_THE EXERCISE_
Leave out the pictures and repeat the rest of the material exactly.

_DATA PROVIDED_
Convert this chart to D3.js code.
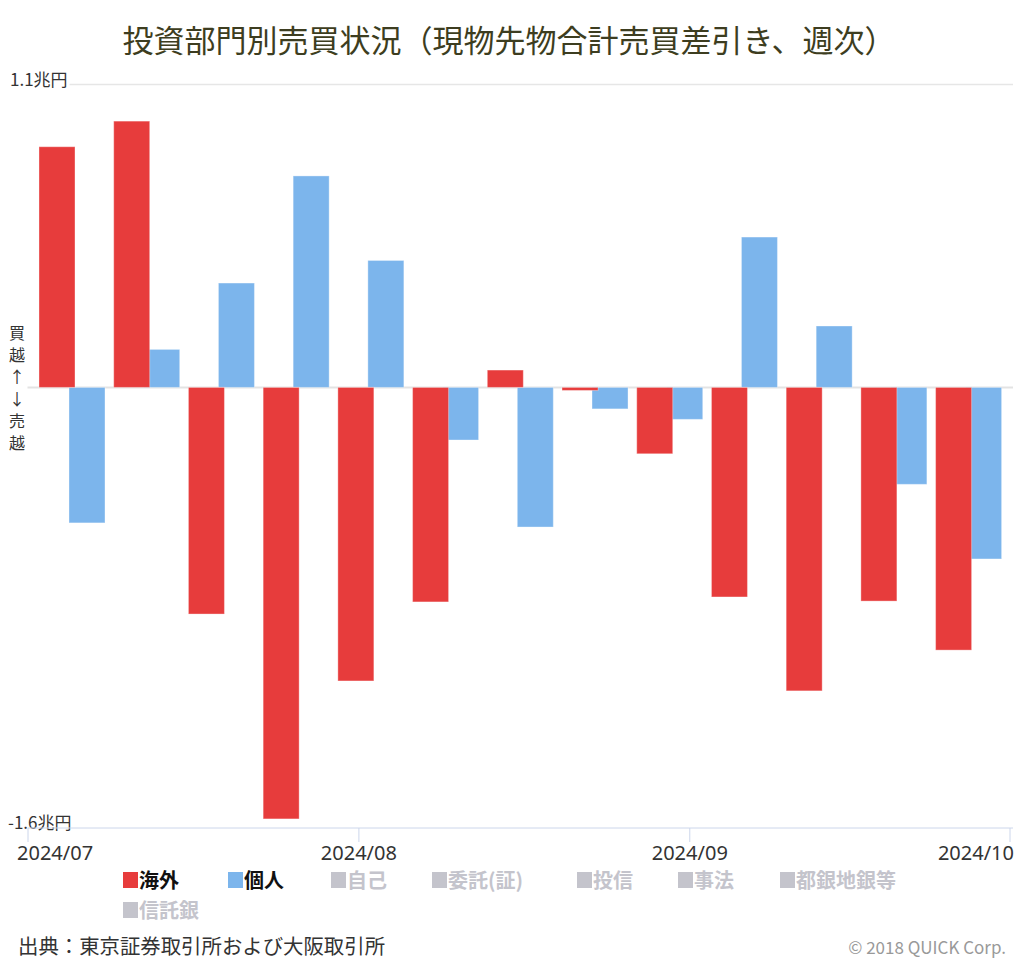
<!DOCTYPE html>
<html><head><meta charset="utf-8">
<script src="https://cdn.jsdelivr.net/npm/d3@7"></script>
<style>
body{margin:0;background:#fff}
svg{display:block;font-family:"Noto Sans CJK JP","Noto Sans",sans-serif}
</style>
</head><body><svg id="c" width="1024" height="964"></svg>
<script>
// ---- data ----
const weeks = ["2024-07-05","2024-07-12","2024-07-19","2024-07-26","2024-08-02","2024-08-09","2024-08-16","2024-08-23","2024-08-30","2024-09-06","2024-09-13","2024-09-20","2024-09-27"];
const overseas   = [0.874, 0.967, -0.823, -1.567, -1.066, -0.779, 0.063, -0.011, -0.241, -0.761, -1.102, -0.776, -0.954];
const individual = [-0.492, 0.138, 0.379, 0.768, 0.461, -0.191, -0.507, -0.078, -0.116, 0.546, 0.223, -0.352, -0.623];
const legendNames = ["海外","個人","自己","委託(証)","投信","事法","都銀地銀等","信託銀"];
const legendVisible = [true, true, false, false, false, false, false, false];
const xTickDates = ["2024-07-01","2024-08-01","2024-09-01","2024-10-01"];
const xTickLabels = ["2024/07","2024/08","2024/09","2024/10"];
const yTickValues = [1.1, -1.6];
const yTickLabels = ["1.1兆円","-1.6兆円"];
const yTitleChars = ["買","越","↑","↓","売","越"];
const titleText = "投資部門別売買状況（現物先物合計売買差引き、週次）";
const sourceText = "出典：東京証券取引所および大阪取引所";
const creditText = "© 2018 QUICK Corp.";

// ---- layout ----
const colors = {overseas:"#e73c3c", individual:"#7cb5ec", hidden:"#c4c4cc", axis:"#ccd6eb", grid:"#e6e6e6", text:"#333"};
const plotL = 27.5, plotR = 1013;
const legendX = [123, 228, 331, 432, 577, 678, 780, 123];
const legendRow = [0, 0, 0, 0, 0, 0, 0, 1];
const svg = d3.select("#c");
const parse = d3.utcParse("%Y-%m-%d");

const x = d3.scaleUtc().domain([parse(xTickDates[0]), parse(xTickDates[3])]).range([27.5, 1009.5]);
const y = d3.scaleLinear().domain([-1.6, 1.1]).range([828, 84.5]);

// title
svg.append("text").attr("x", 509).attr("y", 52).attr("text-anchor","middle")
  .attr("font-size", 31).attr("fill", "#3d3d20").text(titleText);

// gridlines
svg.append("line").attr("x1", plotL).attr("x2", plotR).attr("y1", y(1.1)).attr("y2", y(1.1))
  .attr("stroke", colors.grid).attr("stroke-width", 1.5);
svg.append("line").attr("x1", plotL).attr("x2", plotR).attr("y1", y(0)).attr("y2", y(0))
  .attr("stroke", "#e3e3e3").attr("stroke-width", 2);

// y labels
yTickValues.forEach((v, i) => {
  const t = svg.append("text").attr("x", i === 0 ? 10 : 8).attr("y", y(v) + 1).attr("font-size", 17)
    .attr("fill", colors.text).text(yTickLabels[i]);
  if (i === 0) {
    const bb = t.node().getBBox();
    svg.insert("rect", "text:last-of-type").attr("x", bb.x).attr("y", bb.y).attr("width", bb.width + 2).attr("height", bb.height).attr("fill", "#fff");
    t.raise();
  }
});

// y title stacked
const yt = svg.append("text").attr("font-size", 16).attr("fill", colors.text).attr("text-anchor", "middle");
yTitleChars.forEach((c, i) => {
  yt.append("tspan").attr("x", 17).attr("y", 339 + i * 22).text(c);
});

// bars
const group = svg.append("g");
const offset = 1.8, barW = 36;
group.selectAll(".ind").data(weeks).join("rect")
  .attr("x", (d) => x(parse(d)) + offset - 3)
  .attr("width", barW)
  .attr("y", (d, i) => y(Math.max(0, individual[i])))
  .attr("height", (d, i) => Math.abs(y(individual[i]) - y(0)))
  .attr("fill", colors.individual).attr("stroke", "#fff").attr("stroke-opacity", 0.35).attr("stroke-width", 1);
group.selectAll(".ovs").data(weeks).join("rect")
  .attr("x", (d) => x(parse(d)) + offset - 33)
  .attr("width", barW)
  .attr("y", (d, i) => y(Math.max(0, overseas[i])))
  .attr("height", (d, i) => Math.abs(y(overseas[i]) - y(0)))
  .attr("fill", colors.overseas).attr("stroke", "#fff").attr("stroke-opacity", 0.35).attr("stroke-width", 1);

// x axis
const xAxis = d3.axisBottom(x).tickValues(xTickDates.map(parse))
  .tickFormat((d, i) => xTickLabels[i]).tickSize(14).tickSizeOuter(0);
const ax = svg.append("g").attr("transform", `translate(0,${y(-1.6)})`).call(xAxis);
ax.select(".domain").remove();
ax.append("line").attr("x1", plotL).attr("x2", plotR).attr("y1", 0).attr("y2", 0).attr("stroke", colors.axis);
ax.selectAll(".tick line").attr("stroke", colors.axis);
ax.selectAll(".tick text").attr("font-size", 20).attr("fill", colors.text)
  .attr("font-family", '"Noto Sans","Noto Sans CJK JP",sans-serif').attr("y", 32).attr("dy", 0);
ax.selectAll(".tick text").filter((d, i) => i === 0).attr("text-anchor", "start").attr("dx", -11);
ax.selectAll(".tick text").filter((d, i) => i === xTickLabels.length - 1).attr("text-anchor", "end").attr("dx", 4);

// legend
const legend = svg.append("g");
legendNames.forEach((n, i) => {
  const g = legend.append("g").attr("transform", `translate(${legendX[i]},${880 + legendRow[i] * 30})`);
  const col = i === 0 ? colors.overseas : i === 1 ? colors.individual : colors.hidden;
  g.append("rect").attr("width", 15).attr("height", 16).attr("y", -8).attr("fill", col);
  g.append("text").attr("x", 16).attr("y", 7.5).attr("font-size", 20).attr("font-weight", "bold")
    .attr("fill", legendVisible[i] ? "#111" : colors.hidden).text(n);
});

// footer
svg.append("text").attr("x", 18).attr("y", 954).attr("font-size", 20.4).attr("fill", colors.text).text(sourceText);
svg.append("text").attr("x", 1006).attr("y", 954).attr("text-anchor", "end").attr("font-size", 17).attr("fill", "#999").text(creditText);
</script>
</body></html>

_ANSWER TO THE PROBLEM_
Convert this chart to D3.js code.
<!DOCTYPE html>
<html><head><meta charset="utf-8">
<script src="https://cdn.jsdelivr.net/npm/d3@7"></script>
<style>
body{margin:0;background:#fff}
svg{display:block;font-family:"Noto Sans CJK JP","Noto Sans",sans-serif}
</style>
</head><body><svg id="c" width="1024" height="964"></svg>
<script>
// ---- data ----
const weeks = ["2024-07-05","2024-07-12","2024-07-19","2024-07-26","2024-08-02","2024-08-09","2024-08-16","2024-08-23","2024-08-30","2024-09-06","2024-09-13","2024-09-20","2024-09-27"];
const overseas   = [0.874, 0.967, -0.823, -1.567, -1.066, -0.779, 0.063, -0.011, -0.241, -0.761, -1.102, -0.776, -0.954];
const individual = [-0.492, 0.138, 0.379, 0.768, 0.461, -0.191, -0.507, -0.078, -0.116, 0.546, 0.223, -0.352, -0.623];
const legendNames = ["海外","個人","自己","委託(証)","投信","事法","都銀地銀等","信託銀"];
const legendVisible = [true, true, false, false, false, false, false, false];
const xTickDates = ["2024-07-01","2024-08-01","2024-09-01","2024-10-01"];
const xTickLabels = ["2024/07","2024/08","2024/09","2024/10"];
const yTickValues = [1.1, -1.6];
const yTickLabels = ["1.1兆円","-1.6兆円"];
const yTitleChars = ["買","越","↑","↓","売","越"];
const titleText = "投資部門別売買状況（現物先物合計売買差引き、週次）";
const sourceText = "出典：東京証券取引所および大阪取引所";
const creditText = "© 2018 QUICK Corp.";

// ---- layout ----
const colors = {overseas:"#e73c3c", individual:"#7cb5ec", hidden:"#c4c4cc", axis:"#ccd6eb", grid:"#e6e6e6", text:"#333"};
const plotL = 27.5, plotR = 1013;
const legendX = [123, 228, 331, 432, 577, 678, 780, 123];
const legendRow = [0, 0, 0, 0, 0, 0, 0, 1];
const svg = d3.select("#c");
const parse = d3.utcParse("%Y-%m-%d");

const x = d3.scaleUtc().domain([parse(xTickDates[0]), parse(xTickDates[3])]).range([27.5, 1009.5]);
const y = d3.scaleLinear().domain([-1.6, 1.1]).range([828, 84.5]);

// title
svg.append("text").attr("x", 509).attr("y", 52).attr("text-anchor","middle")
  .attr("font-size", 31).attr("fill", "#3d3d20").text(titleText);

// gridlines
svg.append("line").attr("x1", plotL).attr("x2", plotR).attr("y1", y(1.1)).attr("y2", y(1.1))
  .attr("stroke", colors.grid).attr("stroke-width", 1.5);
svg.append("line").attr("x1", plotL).attr("x2", plotR).attr("y1", y(0)).attr("y2", y(0))
  .attr("stroke", "#e3e3e3").attr("stroke-width", 2);

// y labels
yTickValues.forEach((v, i) => {
  const t = svg.append("text").attr("x", i === 0 ? 10 : 8).attr("y", y(v) + 1).attr("font-size", 17)
    .attr("fill", colors.text).text(yTickLabels[i]);
  if (i === 0) {
    const bb = t.node().getBBox();
    svg.insert("rect", "text:last-of-type").attr("x", bb.x).attr("y", bb.y).attr("width", bb.width + 2).attr("height", bb.height).attr("fill", "#fff");
    t.raise();
  }
});

// y title stacked
const yt = svg.append("text").attr("font-size", 16).attr("fill", colors.text).attr("text-anchor", "middle");
yTitleChars.forEach((c, i) => {
  yt.append("tspan").attr("x", 17).attr("y", 339 + i * 22).text(c);
});

// bars
const group = svg.append("g");
const offset = 1.8, barW = 36;
group.selectAll(".ind").data(weeks).join("rect")
  .attr("x", (d) => x(parse(d)) + offset - 3)
  .attr("width", barW)
  .attr("y", (d, i) => y(Math.max(0, individual[i])))
  .attr("height", (d, i) => Math.abs(y(individual[i]) - y(0)))
  .attr("fill", colors.individual).attr("stroke", "#fff").attr("stroke-opacity", 0.35).attr("stroke-width", 1);
group.selectAll(".ovs").data(weeks).join("rect")
  .attr("x", (d) => x(parse(d)) + offset - 33)
  .attr("width", barW)
  .attr("y", (d, i) => y(Math.max(0, overseas[i])))
  .attr("height", (d, i) => Math.abs(y(overseas[i]) - y(0)))
  .attr("fill", colors.overseas).attr("stroke", "#fff").attr("stroke-opacity", 0.35).attr("stroke-width", 1);

// x axis
const xAxis = d3.axisBottom(x).tickValues(xTickDates.map(parse))
  .tickFormat((d, i) => xTickLabels[i]).tickSize(14).tickSizeOuter(0);
const ax = svg.append("g").attr("transform", `translate(0,${y(-1.6)})`).call(xAxis);
ax.select(".domain").remove();
ax.append("line").attr("x1", plotL).attr("x2", plotR).attr("y1", 0).attr("y2", 0).attr("stroke", colors.axis);
ax.selectAll(".tick line").attr("stroke", colors.axis);
ax.selectAll(".tick text").attr("font-size", 20).attr("fill", colors.text)
  .attr("font-family", '"Noto Sans","Noto Sans CJK JP",sans-serif').attr("y", 32).attr("dy", 0);
ax.selectAll(".tick text").filter((d, i) => i === 0).attr("text-anchor", "start").attr("dx", -11);
ax.selectAll(".tick text").filter((d, i) => i === xTickLabels.length - 1).attr("text-anchor", "end").attr("dx", 4);

// legend
const legend = svg.append("g");
legendNames.forEach((n, i) => {
  const g = legend.append("g").attr("transform", `translate(${legendX[i]},${880 + legendRow[i] * 30})`);
  const col = i === 0 ? colors.overseas : i === 1 ? colors.individual : colors.hidden;
  g.append("rect").attr("width", 15).attr("height", 16).attr("y", -8).attr("fill", col);
  g.append("text").attr("x", 16).attr("y", 7.5).attr("font-size", 20).attr("font-weight", "bold")
    .attr("fill", legendVisible[i] ? "#111" : colors.hidden).text(n);
});

// footer
svg.append("text").attr("x", 18).attr("y", 954).attr("font-size", 20.4).attr("fill", colors.text).text(sourceText);
svg.append("text").attr("x", 1006).attr("y", 954).attr("text-anchor", "end").attr("font-size", 17).attr("fill", "#999").text(creditText);
</script>
</body></html>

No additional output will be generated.